Nobody tells you, when such things happen, that you will lose your voice—not just to sing but to talk, because the words won’t congeal, and what words do come are in the language of procedure and legalese: death certificates, legal heir certificates, nominations, transfers, a hundred and one request letters submitted in one hundred and one offices, all the bureaucracy of a life that is no more. If the first language of grief is in the prayers of death and passing you don’t yourself know or are not allowed to speak–a woman, after all, summarily written out of your father’s last rites–then this is the second.

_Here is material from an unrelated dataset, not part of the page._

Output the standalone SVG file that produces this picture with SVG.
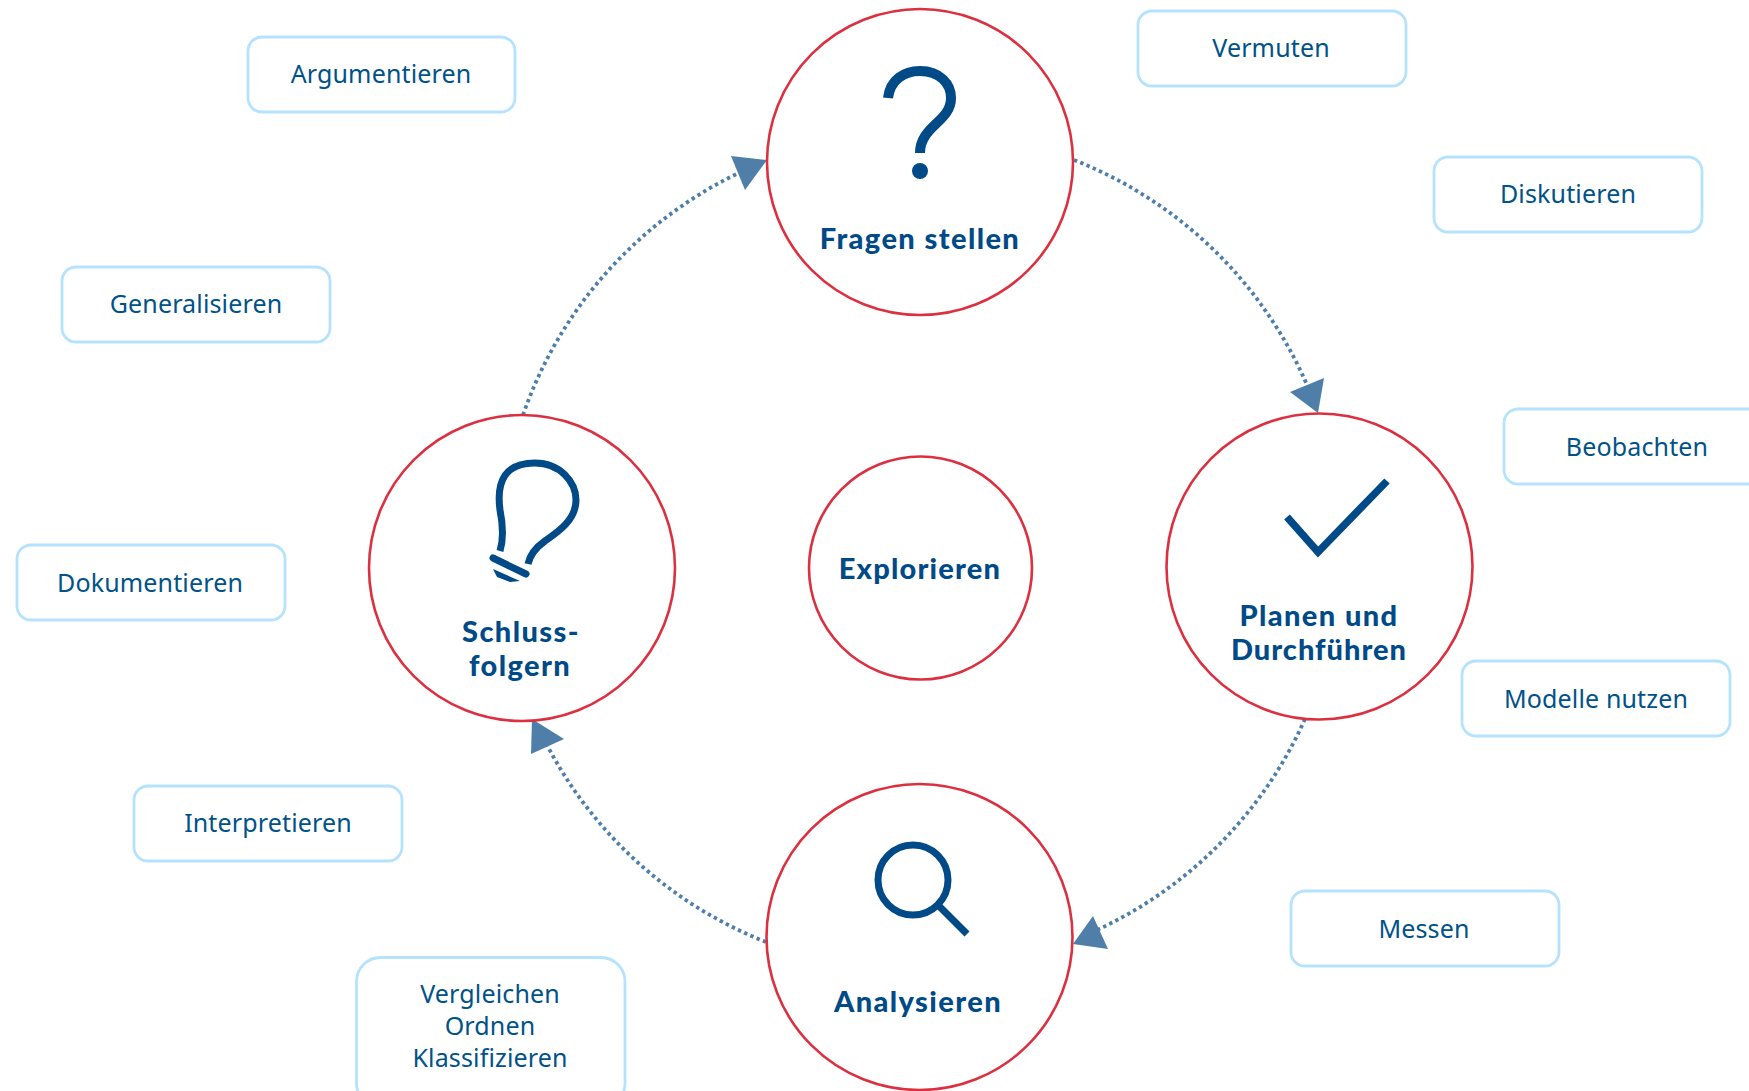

Nobody tells you that it will rain a thousand details and a thousand needs that now all demand attention like the drips from a leaky roof, as though someone is singing Amritavarshini and no other raga, while a wake of vultures assemble on the sheltered branches of some nearby tree. Dikshitar saw that, too, that incessant rain that now threatened to ruin even those vast, parched lands that had been so thirsty, and offered this counter in the same song, the same raga: salilam sthambaya, sthambaya: “surging, flowing water, may it stop, may it stop.”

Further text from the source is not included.